Sunday, March 1, 2009

Nostalgia

Sometimes I make myself sick with nostalgia. Right now I am nostalgic for the summer between junior and senior year. We used to fancy ourselves so wise and jaded. Now I know that we knew nothing and probably still don't. Mary and I drove my 1987 Oldsmobile Firenza to Lake Tahoe that August. The rust-gnawed car, my first, hadn't driven more than an hour in a single stretch and it must have been close to 100. As we started to make the ascent up the mountains the temperature gauge needle crept over to the red zone and even I knew that was a bad sign. We stopped in Placerville and met my parents. They popped the hood, tinkered around a bit, refilled some fluids and told us that if it started to overheat again we would have to pull over and wait for the car to cool down before we continued.
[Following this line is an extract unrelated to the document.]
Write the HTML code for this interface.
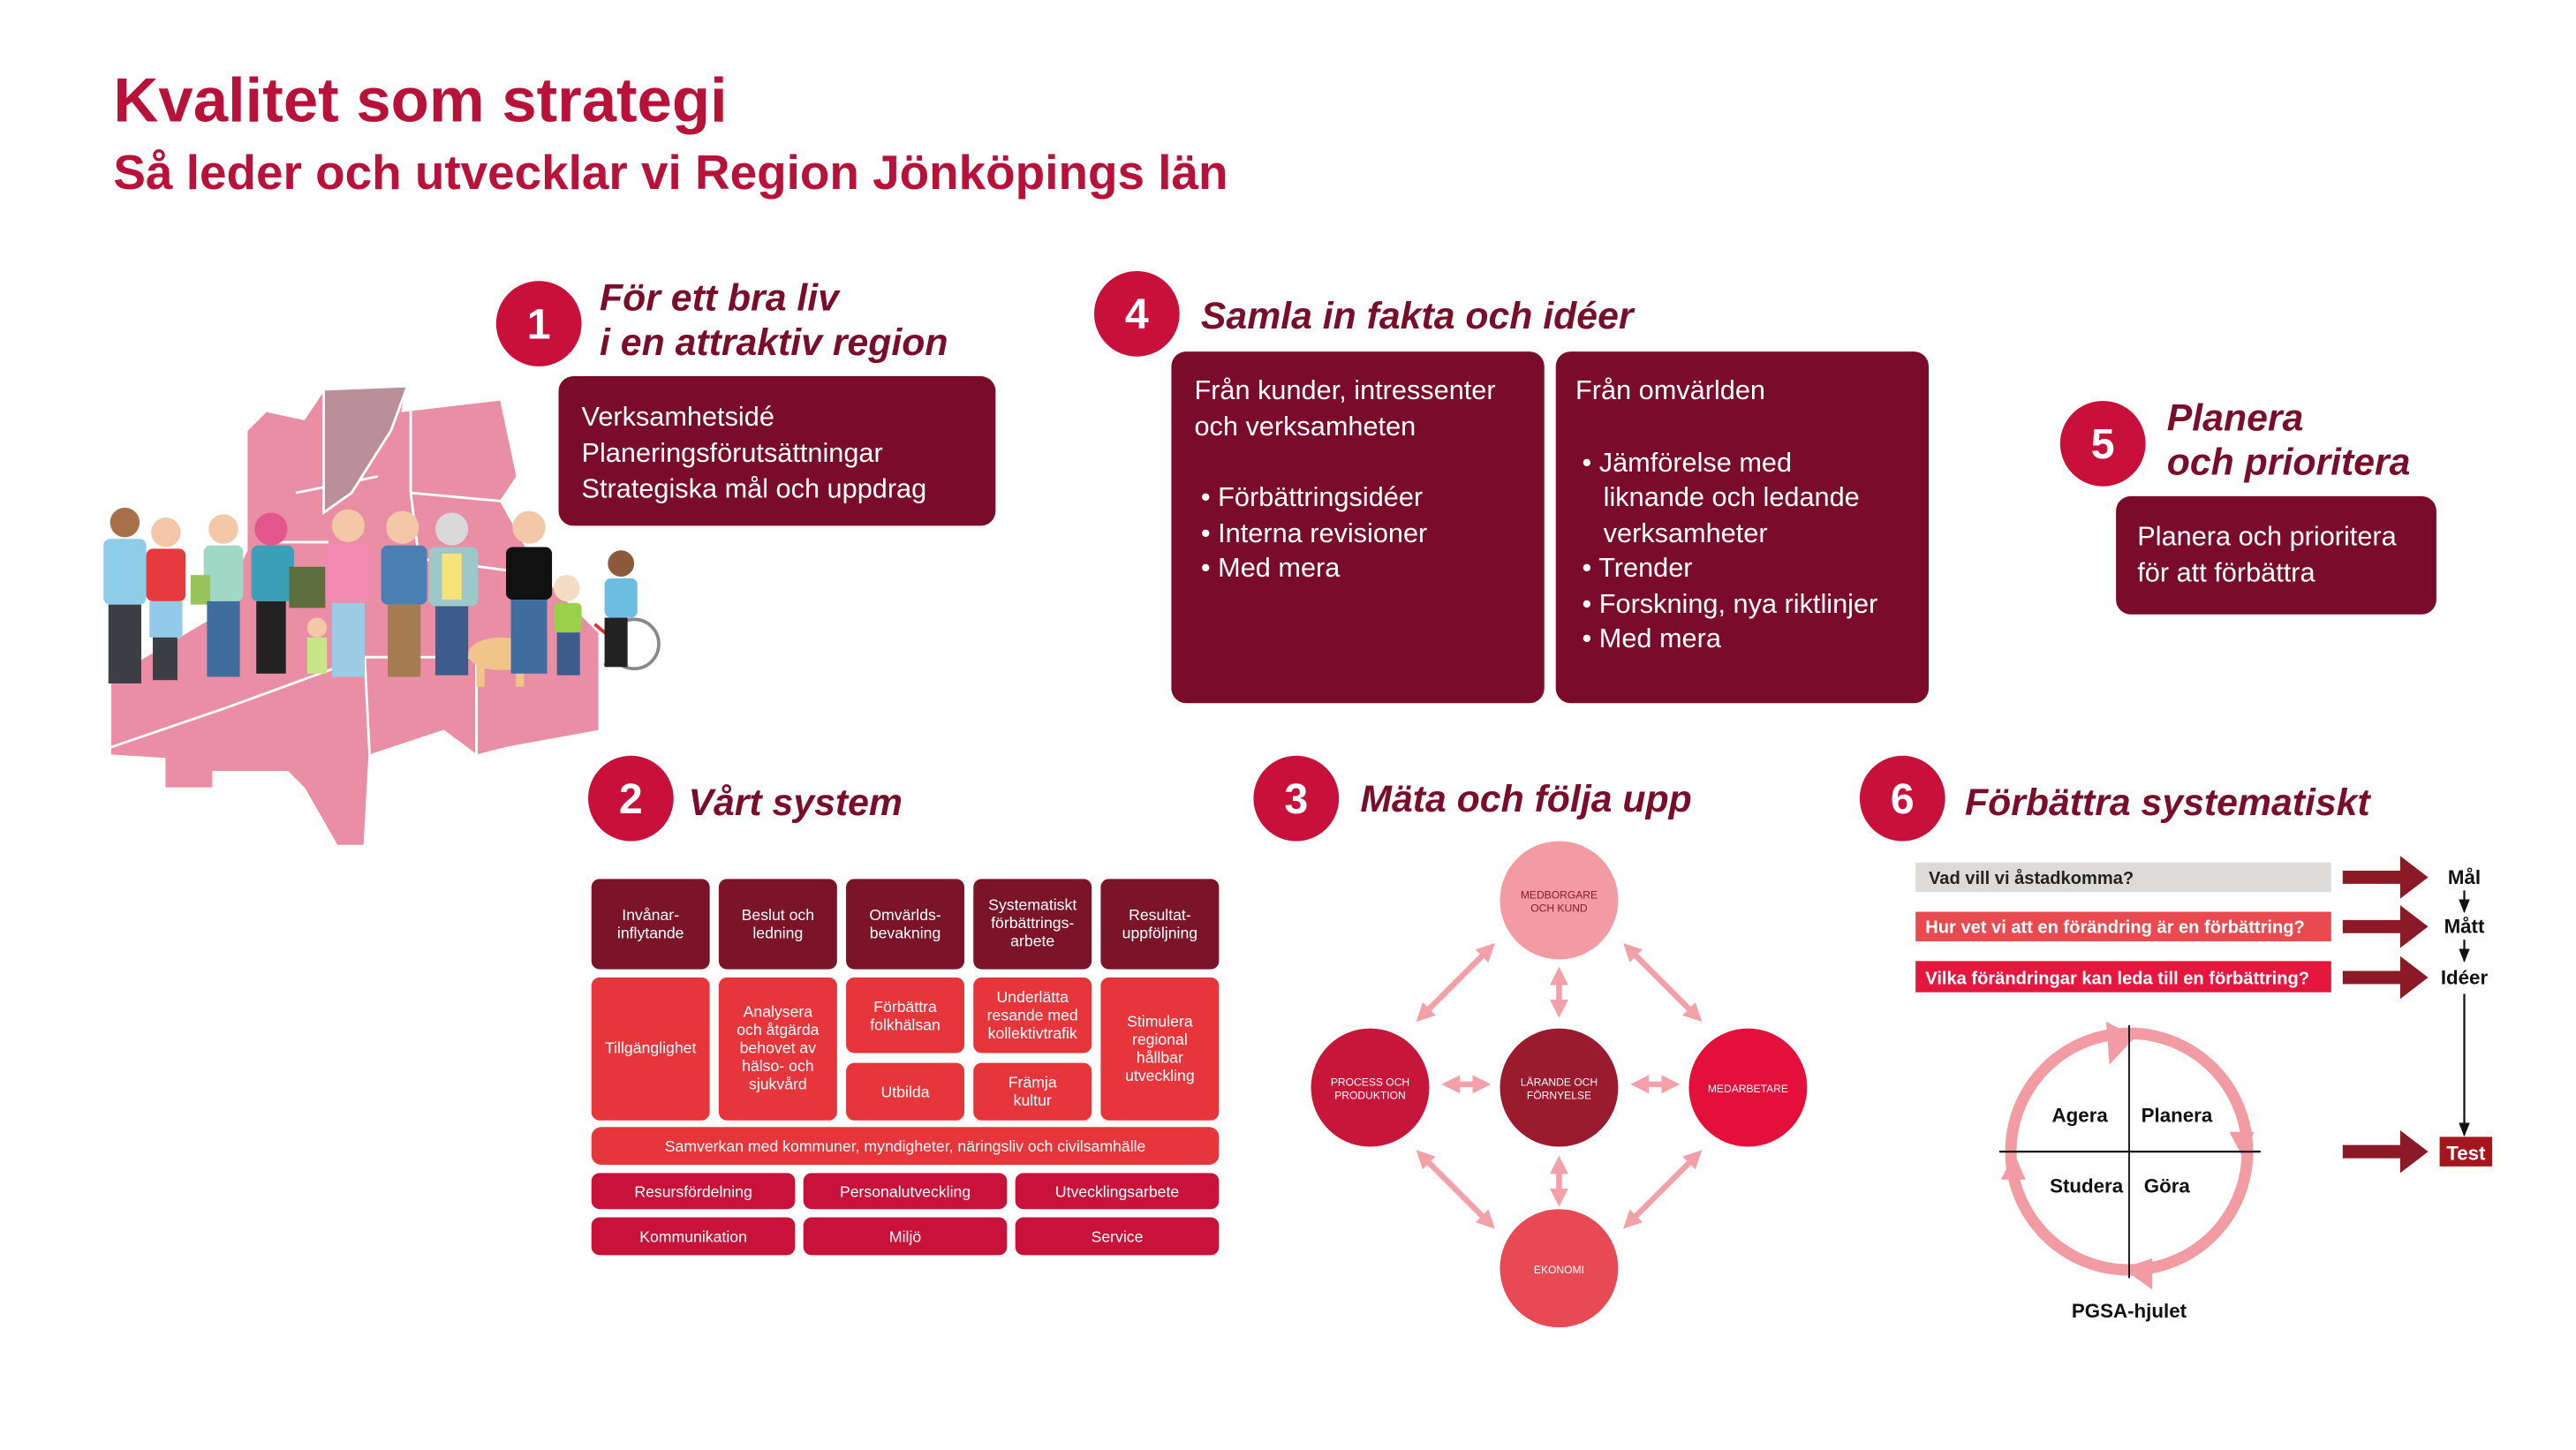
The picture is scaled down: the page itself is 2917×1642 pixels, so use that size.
<!DOCTYPE html>
<html><head><meta charset="utf-8"><style>
html,body{margin:0;padding:0;background:#fff;}
svg{display:block;}
.t{font-family:"Liberation Sans",sans-serif;}
.n{font-family:"Liberation Sans Narrow","Liberation Sans",sans-serif;}
.h{font-family:"Liberation Sans",sans-serif;font-weight:bold;font-style:italic;fill:#7a0e2a;font-size:23px;}
.num{font-family:"Liberation Sans",sans-serif;font-weight:bold;fill:#fff;font-size:26px;text-anchor:middle;}
.w{fill:#fff;}
.g text{fill:#fff;font-family:"Liberation Sans Narrow","Liberation Sans",sans-serif;font-size:9.5px;text-anchor:middle;}
</style></head><body>
<svg width="2917" height="1642" viewBox="0 0 1568 882.6" xmlns="http://www.w3.org/2000/svg">
<defs>
<marker id="pa" viewBox="0 0 10 10" refX="5" refY="5" markerWidth="3.2" markerHeight="3.2" orient="auto-start-reverse"><path d="M0,0L10,5L0,10z" fill="#f4a0a8"/></marker>
<marker id="ka" viewBox="0 0 10 10" refX="9" refY="5" markerWidth="7" markerHeight="7" orient="auto"><path d="M0,1L10,5L0,9z" fill="#111"/></marker>
</defs>
<text x="69" y="74" class="t" font-weight="bold" font-size="38" fill="#b8123a">Kvalitet som strategi</text>
<text x="69" y="115" class="t" font-weight="bold" font-size="29.5" fill="#b8123a">Så leder och utvecklar vi Region Jönköpings län</text>

<!-- map -->
<g fill="#e98ea4" stroke="#fff" stroke-width="1.5">
<path d="M67,460L67,412L130,375L150,335L150,262L162,250L185,255L197,237L248,235L245,250L305,243L315,290L305,305L330,350L365,385L365,445L310,455L290,460L270,445L225,460L222,515L205,515L185,480L175,470L155,470L130,470L130,480L100,480L100,462Z"/>
<path d="M225,460L222,400L140,430L67,455" fill="none"/>
<path d="M250,250L250,300L305,305M250,300L255,340L330,350M222,400L290,400L290,460M180,300L230,290M160,330L200,330" fill="none"/>
<path d="M197,237L248,235L238,262L214,300L197,312Z" fill="#bb8f9a"/>
</g>
<!-- people -->
<g>
<g><circle cx="76" cy="318" r="9" fill="#a8704a"/><rect x="63" y="328" width="26" height="40" rx="4" fill="#8ecde8"/><rect x="66" y="368" width="20" height="48" fill="#3b3f44"/></g>
<g><circle cx="101" cy="324" r="9" fill="#f2c8a8"/><rect x="89" y="334" width="24" height="32" rx="4" fill="#e53b3f"/><rect x="91" y="366" width="20" height="22" fill="#92c9e6"/><rect x="93" y="388" width="15" height="26" fill="#3b3f44"/></g>
<g><circle cx="136" cy="322" r="9" fill="#f2c8a8"/><rect x="124" y="332" width="24" height="34" rx="4" fill="#9fd8c4"/><rect x="116" y="350" width="12" height="18" fill="#98c45a"/><rect x="126" y="366" width="20" height="46" fill="#3f6d9e"/></g>
<g><circle cx="165" cy="322" r="10" fill="#e2578b"/><rect x="153" y="332" width="26" height="34" rx="4" fill="#3aa0b8"/><rect x="156" y="366" width="18" height="44" fill="#222"/><rect x="176" y="345" width="22" height="25" fill="#5c6e3e"/></g>
<g><circle cx="193" cy="382" r="6" fill="#f2c8a8"/><rect x="187" y="388" width="12" height="22" fill="#c9e58a"/></g>
<g><circle cx="212" cy="320" r="10" fill="#f2c8a8"/><rect x="198" y="331" width="28" height="36" rx="4" fill="#f28ab0"/><rect x="202" y="367" width="20" height="45" fill="#9ccbe6"/></g>
<g><circle cx="245" cy="321" r="10" fill="#f2c8a8"/><rect x="232" y="332" width="28" height="36" rx="4" fill="#4a7fb3"/><rect x="236" y="368" width="20" height="44" fill="#a67c52"/></g>
<g><circle cx="275" cy="322" r="10" fill="#d9d9d9"/><rect x="261" y="333" width="30" height="36" rx="4" fill="#9ec7c7"/><rect x="269" y="337" width="12" height="28" fill="#f8e27a"/><rect x="265" y="369" width="20" height="42" fill="#3d5c8c"/></g>
<g><ellipse cx="305" cy="398" rx="20" ry="10" fill="#f0c48a"/><rect x="290" y="400" width="5" height="18" fill="#f0c48a"/><rect x="314" y="400" width="5" height="18" fill="#f0c48a"/><circle cx="321" cy="386" r="7" fill="#e9b070"/></g>
<g><circle cx="322" cy="321" r="10" fill="#f2c8a8"/><rect x="308" y="333" width="28" height="32" rx="4" fill="#111"/><rect x="311" y="365" width="22" height="45" fill="#3f6d9e"/></g>
<g><circle cx="345" cy="358" r="8" fill="#f4dcc4"/><rect x="337" y="367" width="17" height="18" rx="3" fill="#9ad04a"/><rect x="339" y="385" width="14" height="26" fill="#3d5c8c"/></g>
<g><circle cx="378" cy="343" r="8" fill="#8c5a3a"/><rect x="368" y="352" width="20" height="24" rx="4" fill="#6cbde0"/><circle cx="386" cy="392" r="15" fill="none" stroke="#888" stroke-width="2"/><path d="M362,380L380,395L368,405" stroke="#e03030" stroke-width="2" fill="none"/><rect x="368" y="376" width="14" height="30" fill="#222"/></g>
</g>

<!-- section 1 -->
<circle cx="328" cy="197" r="26" fill="#c8103a"/><text x="328" y="206" class="num">1</text>
<text x="365" y="189" class="h">För ett bra liv</text><text x="365" y="216" class="h">i en attraktiv region</text>
<rect x="340" y="229" width="266" height="91" rx="9" fill="#7b0b2a"/>
<g class="t w" font-size="16.5"><text x="354" y="259">Verksamhetsidé</text><text x="354" y="281">Planeringsförutsättningar</text><text x="354" y="303">Strategiska mål och uppdrag</text></g>

<!-- section 4 -->
<circle cx="692" cy="191" r="26" fill="#c8103a"/><text x="692" y="200" class="num">4</text>
<text x="731" y="200" class="h">Samla in fakta och idéer</text>
<rect x="713" y="214" width="227" height="214" rx="9" fill="#7b0b2a"/>
<rect x="947" y="214" width="227" height="214" rx="9" fill="#7b0b2a"/>
<g class="t w" font-size="16.5">
<text x="727" y="243">Från kunder, intressenter</text><text x="727" y="265">och verksamheten</text>
<text x="731" y="308">• Förbättringsidéer</text><text x="731" y="330">• Interna revisioner</text><text x="731" y="351">• Med mera</text>
<text x="959" y="243">Från omvärlden</text>
<text x="963" y="287">• Jämförelse med</text><text x="976" y="308">liknande och ledande</text><text x="976" y="330">verksamheter</text>
<text x="963" y="351">• Trender</text><text x="963" y="373">• Forskning, nya riktlinjer</text><text x="963" y="394">• Med mera</text>
</g>

<!-- section 5 -->
<circle cx="1280" cy="270" r="26" fill="#c8103a"/><text x="1280" y="279" class="num">5</text>
<text x="1319" y="262" class="h">Planera</text><text x="1319" y="289" class="h">och prioritera</text>
<rect x="1288" y="302" width="195" height="72" rx="9" fill="#7b0b2a"/>
<g class="t w" font-size="16.5"><text x="1301" y="332">Planera och prioritera</text><text x="1301" y="354">för att förbättra</text></g>

<!-- section 2 -->
<circle cx="384" cy="486" r="26" fill="#c8103a"/><text x="384" y="495" class="num">2</text>
<text x="419" y="496" class="h">Vårt system</text>
<g class="g">
<g fill="#7b1428">
<rect x="360" y="535" width="72" height="55" rx="5"/><rect x="437.5" y="535" width="72" height="55" rx="5"/><rect x="515" y="535" width="72" height="55" rx="5"/><rect x="592.5" y="535" width="72" height="55" rx="5"/><rect x="670" y="535" width="72" height="55" rx="5"/>
</g>
<text x="396" y="560">Invånar-</text><text x="396" y="571">inflytande</text>
<text x="473.5" y="560">Beslut och</text><text x="473.5" y="571">ledning</text>
<text x="551" y="560">Omvärlds-</text><text x="551" y="571">bevakning</text>
<text x="628.5" y="554">Systematiskt</text><text x="628.5" y="565">förbättrings-</text><text x="628.5" y="576">arbete</text>
<text x="706" y="560">Resultat-</text><text x="706" y="571">uppföljning</text>
<g fill="#e6353b">
<rect x="360" y="595" width="72" height="87" rx="5"/><rect x="437.5" y="595" width="72" height="87" rx="5"/>
<rect x="515" y="595" width="72" height="46" rx="5"/><rect x="592.5" y="595" width="72" height="46" rx="5"/>
<rect x="515" y="647" width="72" height="35" rx="5"/><rect x="592.5" y="647" width="72" height="35" rx="5"/>
<rect x="670" y="595" width="72" height="87" rx="5"/>
<rect x="360" y="686" width="382" height="23" rx="6"/>
</g>
<text x="396" y="641">Tillgänglighet</text>
<text x="473.5" y="619">Analysera</text><text x="473.5" y="630">och åtgärda</text><text x="473.5" y="641">behovet av</text><text x="473.5" y="652">hälso- och</text><text x="473.5" y="663">sjukvård</text>
<text x="551" y="616">Förbättra</text><text x="551" y="627">folkhälsan</text>
<text x="628.5" y="610">Underlätta</text><text x="628.5" y="621">resande med</text><text x="628.5" y="632">kollektivtrafik</text>
<text x="551" y="668">Utbilda</text>
<text x="628.5" y="662">Främja</text><text x="628.5" y="673">kultur</text>
<text x="706" y="625">Stimulera</text><text x="706" y="636">regional</text><text x="706" y="647">hållbar</text><text x="706" y="658">utveckling</text>
<text x="551" y="701">Samverkan med kommuner, myndigheter, näringsliv och civilsamhälle</text>
<g fill="#c8123a">
<rect x="360" y="714" width="124" height="22" rx="5"/><rect x="489" y="714" width="124" height="22" rx="5"/><rect x="618" y="714" width="124" height="22" rx="5"/>
<rect x="360" y="741" width="124" height="23" rx="5"/><rect x="489" y="741" width="124" height="23" rx="5"/><rect x="618" y="741" width="124" height="23" rx="5"/>
</g>
<text x="422" y="728.5">Resursfördelning</text><text x="551" y="728.5">Personalutveckling</text><text x="680" y="728.5">Utvecklingsarbete</text>
<text x="422" y="756">Kommunikation</text><text x="551" y="756">Miljö</text><text x="680" y="756">Service</text>
</g>

<!-- section 3 -->
<circle cx="789" cy="486" r="26" fill="#c8103a"/><text x="789" y="495" class="num">3</text>
<text x="828" y="494" class="h">Mäta och följa upp</text>
<g stroke="#f4a0a8" stroke-width="3.5" marker-start="url(#pa)" marker-end="url(#pa)">
<line x1="906" y1="578" x2="866" y2="618"/><line x1="992" y1="578" x2="1032" y2="618"/>
<line x1="866" y1="704" x2="906" y2="744"/><line x1="1032" y1="704" x2="992" y2="744"/>
<line x1="949" y1="594" x2="949" y2="614"/><line x1="949" y1="709" x2="949" y2="729"/>
<line x1="883" y1="660" x2="902" y2="660"/><line x1="998" y1="660" x2="1017" y2="660"/>
</g>
<circle cx="949" cy="548" r="36" fill="#f29ba2"/><circle cx="834" cy="662" r="36" fill="#c8163a"/>
<circle cx="949" cy="662" r="36" fill="#9a1a2e"/><circle cx="1064" cy="662" r="36" fill="#e50f3c"/>
<circle cx="949" cy="772" r="36" fill="#e84a55"/>
<g class="n" font-size="6.5" text-anchor="middle">
<text x="949" y="547" fill="#8a1a2a">MEDBORGARE</text><text x="949" y="555" fill="#8a1a2a">OCH KUND</text>
<text x="834" y="661" fill="#fff">PROCESS OCH</text><text x="834" y="669" fill="#fff">PRODUKTION</text>
<text x="949" y="661" fill="#fff">LÄRANDE OCH</text><text x="949" y="669" fill="#fff">FÖRNYELSE</text>
<text x="1064" y="665" fill="#fff">MEDARBETARE</text>
<text x="949" y="775" fill="#fff">EKONOMI</text>
</g>

<!-- section 6 -->
<circle cx="1158" cy="486" r="26" fill="#c8103a"/><text x="1158" y="495" class="num">6</text>
<text x="1196" y="496" class="h">Förbättra systematiskt</text>
<rect x="1166" y="525" width="253" height="18" fill="#dcdbda"/>
<rect x="1166" y="555" width="253" height="18" fill="#e84a4f"/>
<rect x="1166" y="585" width="253" height="19" fill="#e5173f"/>
<g class="t" font-size="10.8" font-weight="bold">
<text x="1174" y="538" fill="#222">Vad vill vi åstadkomma?</text>
<text x="1172" y="568" fill="#fff">Hur vet vi att en förändring är en förbättring?</text>
<text x="1172" y="599" fill="#fff">Vilka förändringar kan leda till en förbättring?</text>
</g>
<g fill="#8b1a26">
<path d="M1426,530h35v-9l17,13l-17,13v-9h-35z"/>
<path d="M1426,560h35v-9l17,13l-17,13v-9h-35z"/>
<path d="M1426,591h35v-9l17,13l-17,13v-9h-35z"/>
<path d="M1426,697h35v-9l17,13l-17,13v-9h-35z"/>
</g>
<g class="t" font-size="12" font-weight="bold" fill="#111" text-anchor="middle">
<text x="1500" y="538">Mål</text><text x="1500" y="568">Mått</text><text x="1500" y="599">Idéer</text>
</g>
<g stroke="#111" stroke-width="1.2" marker-end="url(#ka)">
<line x1="1500" y1="542" x2="1500" y2="555"/><line x1="1500" y1="572" x2="1500" y2="585"/><line x1="1500" y1="605" x2="1500" y2="691"/>
</g>
<rect x="1485" y="692" width="32" height="18" fill="#a5151e"/>
<text x="1501" y="706" class="t" font-size="12" font-weight="bold" fill="#fff" text-anchor="middle">Test</text>
<circle cx="1296" cy="701" r="72" fill="none" stroke="#f29ba2" stroke-width="7"/>
<g fill="#f29ba2">
<path d="M1282,622L1300,631L1284,648z"/>
<path d="M1357,689L1372,689L1366,706z"/>
<path d="M1310,766L1310,785L1292,772z"/>
<path d="M1218,718L1233,718L1226,702z"/>
</g>
<line x1="1217" y1="701" x2="1376" y2="701" stroke="#111" stroke-width="1.2"/>
<line x1="1296" y1="624" x2="1296" y2="778" stroke="#111" stroke-width="1"/>
<g class="t" font-size="12" font-weight="bold" fill="#111" text-anchor="middle">
<text x="1266" y="683">Agera</text><text x="1325" y="683">Planera</text>
<text x="1270" y="726">Studera</text><text x="1319" y="726">Göra</text>
<text x="1296" y="802">PGSA-hjulet</text>
</g>
</svg>
</body></html>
Back in the car we drove the steep grade until the needle made its way back to the red again and pulled over. We'd fling our limbs out the windows and play hangman, or MASH or Lemons until we thought the car must be up for some more. I'm sure we were forced to stop a handful of times until the road leveled and the air thinned. And I'm sure I pissed and moaned about the sweat running down my face and the lack of air conditioning in my shitty car but right now I would give anything to be back in that car.

That week we stayed in a cabin that looked old on the outside and new on the inside. Mary lined up her earrings and perfume on the windowsill in our room. I remember looking at them, at the things women keep with them to feel beautiful, and seeing them as beautiful in themselves-the odd-shaped potions and gold jewelry, the floral smells and little boxes. I would watch Mary get ready before we went out. She would follow a ritual that she had been practicing for years, that she owned.

We took an unusual amount of naps. On the L-shaped couch, I would take one leg and she the other, our feet or faces meeting inches away from each other in the corner. She dragged me to the beach, even though she knew I hated it. I would hide my pale skin from the sun under an umbrella while she tried to catch it all in a tan. Salisbury Hill kept coming on the radio everytime we got in the car and we knew even then that it would always remind us of that summer.

I wonder if Mary thinks about that trip. Or my mother or father. I wonder if anyone is half as sentimental and nostalgic as I am. I can't let the past go forgotten. I feel this nagging pull to document it so it won't get lost in the shuffle. But if it doesn't matter to anyone but me, isn't it lost already?